With a need for lefties, GM Mike Rizzo brought in former star pitcher Oliver Perez to shut things down against same-handed batters. Perez’ career collapsed after he was named an All-Star starter as a 23 years old. He has recently rebounded as a quality reliever. Sammy Solis and Felipe Rivero will join him from the left side as less effective arms.
Yusmeiro Petit and Matt Belisle bring some much needed experience to this relief corps while Trevor Gott and Erik Davis are only on the team for depth purposes. Aaron Barrett would fit a middle relief role, but he’s still recovering from Tommy John surgery. The 28 year-old Barrett will have four more years to prove his worth once he returns in 2017.
Other than Reynaldo Lopez and Taylor Hearn, whom the team will first test out as starters, there isn’t much upside in the bullpen. Koda Glover is one name to keep an eye out for as the 23 year-old continues to progress in the minors. He combines his upper-90’s heater with a low-90’s slider that batters have a hard time catching up to. He could make an impact for the parent club at some point in 2017.
(EDIT: With a need for a closer, the Nats acquired one of the best high-leverage relievers in the game by trading Taylor Hearn and Felipe Rivero to the Pittsburgh Pirates for Mark Melancon. Click here to read more about what Melancon will bring to the Nationals [7/30/16]).
Future Outlook: It's not how you start, it's how you finish
Washington has an excess amount of potential starters in their minor league system. Along with the possibility of adding more relievers through free agency or trades, the Nats should seriously consider converting Reynaldo Lopez and Taylor Hearn to the bullpen. Both have significant upside in the rotation, but their fastballs would immediately do damage in a major league bullpen. Lacking potential impact relievers in their farm system could force the Nats to insert Lopez and Hearn at the back-end of their bullpen instead of letting them develop as starters. Lopez and Hearn would form a dominant duo if their talents were used in high-leverage situations for future contending Nationals teams.

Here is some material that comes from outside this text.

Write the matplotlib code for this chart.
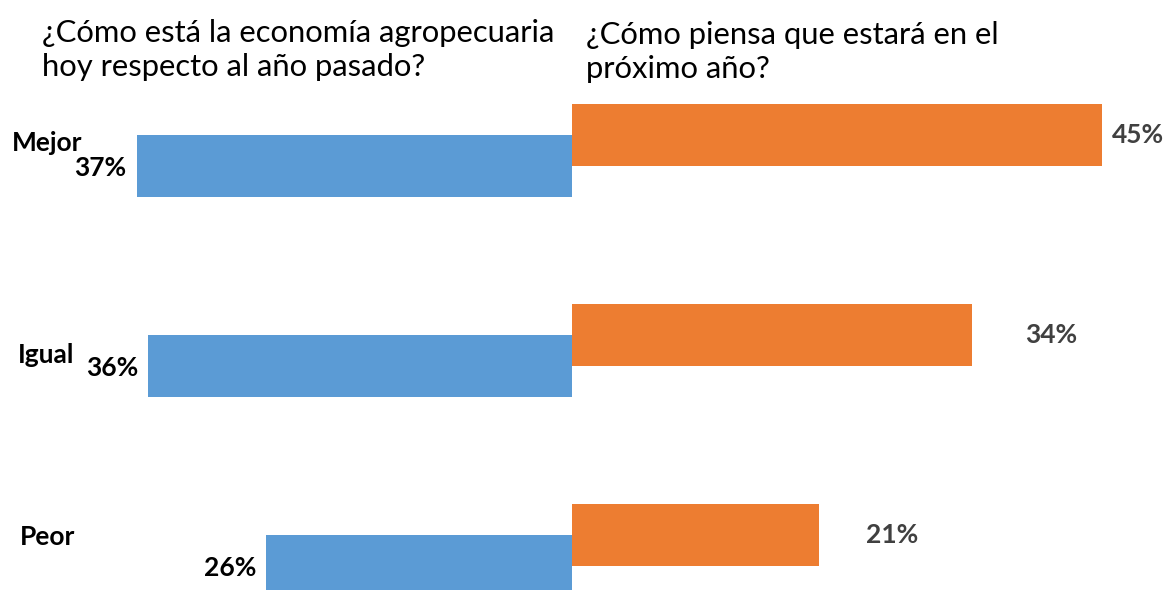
import matplotlib
matplotlib.use("Agg")
import matplotlib.pyplot as plt

categories = ["Mejor", "Igual", "Peor"]
hoy = [37, 36, 26]          # blue, left side
proximo = [45, 34, 21]      # orange, right side
title_left = "¿Cómo está la economía agropecuaria\nhoy respecto al año pasado?"
title_right = "¿Cómo piensa que estará en el\npróximo año?"

BLUE = "#5B9BD5"
ORANGE = "#ED7D31"

plt.rcParams['font.family'] = ['Lato', 'DejaVu Sans']

W, H = 1168, 590
fig = plt.figure(figsize=(W / 100, H / 100), dpi=100)
ax = fig.add_axes([0, 0, 1, 1])

px_per_unit_x = 11.77
x0_px = 572
ax.set_xlim(-x0_px / px_per_unit_x, (W - x0_px) / px_per_unit_x)
y0_px = 150.5
px_per_unit_y = 200
ax.set_ylim((H - y0_px) / px_per_unit_y, -y0_px / px_per_unit_y)
ax.axis('off')

bar_h = 0.31
shift = bar_h / 4
ypos = list(range(len(categories)))
ax.barh([y - shift for y in ypos], proximo, height=bar_h, color=ORANGE, edgecolor='none')
ax.barh([y + shift for y in ypos], [-v for v in hoy], height=bar_h, color=BLUE, edgecolor='none')

# value labels
right_offsets = [0.85, 4.5, 4.0]
for y, v, off in zip(ypos, proximo, right_offsets):
    ax.text(v + off, y - shift, f"{v}%", ha='left', va='center',
            fontsize=19, fontweight='bold', color='#404040')
for y, v in zip(ypos, hoy):
    ax.text(-v - 0.85, y + shift + 0.01, f"{v}%", ha='right', va='center',
            fontsize=19, fontweight='bold', color='black')

# category labels (figure pixel positions)
cat_pos = [(12, 143), (18, 355), (20, 537)]
for c, (xp, yp) in zip(categories, cat_pos):
    fig.text(xp / W, 1 - yp / H, c, ha='left', va='center',
             fontsize=19, fontweight='bold', color='black')

fig.text(42 / W, 1 - 50 / H, title_left, ha='left', va='center',
         fontsize=22.3, color='black', linespacing=1.3)
fig.text(586 / W, 1 - 52 / H, title_right, ha='left', va='center',
         fontsize=22.3, color='black', linespacing=1.3)

fig.savefig("out.png", dpi=100, facecolor='white')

OVERALL OUTLOOK: D.C. Rising
The Washington Nationals have the best hitter on the planet in Bryce Harper. With a record-breaking contract looming after 2018, the Nationals only have three more years with the 2010 No. 1 overall pick under team control. As the Nats proved in the second half of last season, they need more than Bryce Harper to win games. They already have a great trio solidified atop the rotation with more help on the way. Joe Ross, Tanner Roark, and the promising Lucas Giolito add to an overwhelming amount of starting pitching talent. While the rotation is the last thing the Nationals have to worry about, improving the bullpen should be a cause of concern long-term if Reynaldo Lopez isn’t shutting things down back there.
Regardless, Bryce Harper needs some protection in the lineup so he doesn't start getting the Barry Bonds treatment. GM Mike Rizzo has never shied away from making a splash, and don’t be surprised if he acquires a big bat to insert behind Harper in the lineup. After missing out on Yoenis Cespedes over the offseason, look for Rizzo to go all-in on an elite hitter like Ryan Braun, Jose Bautista, Edwin Encarnacion, or even Cespedes himself if he opts out after the season. Once the Nationals have another power hitter in place, Washington could finally get over the hump and accomplish their ultimate goal of winning the first World Series in franchise history.
(EDIT: The breakouts of Wilson Ramos and Daniel Murphy in 2016 have suppressed the need for another impact hitter in the lineup as long as they keep up the elite offensive production. However, if Ramos departs in free agency, the need for another top-tier hitter will re-emerge [7/12/16]).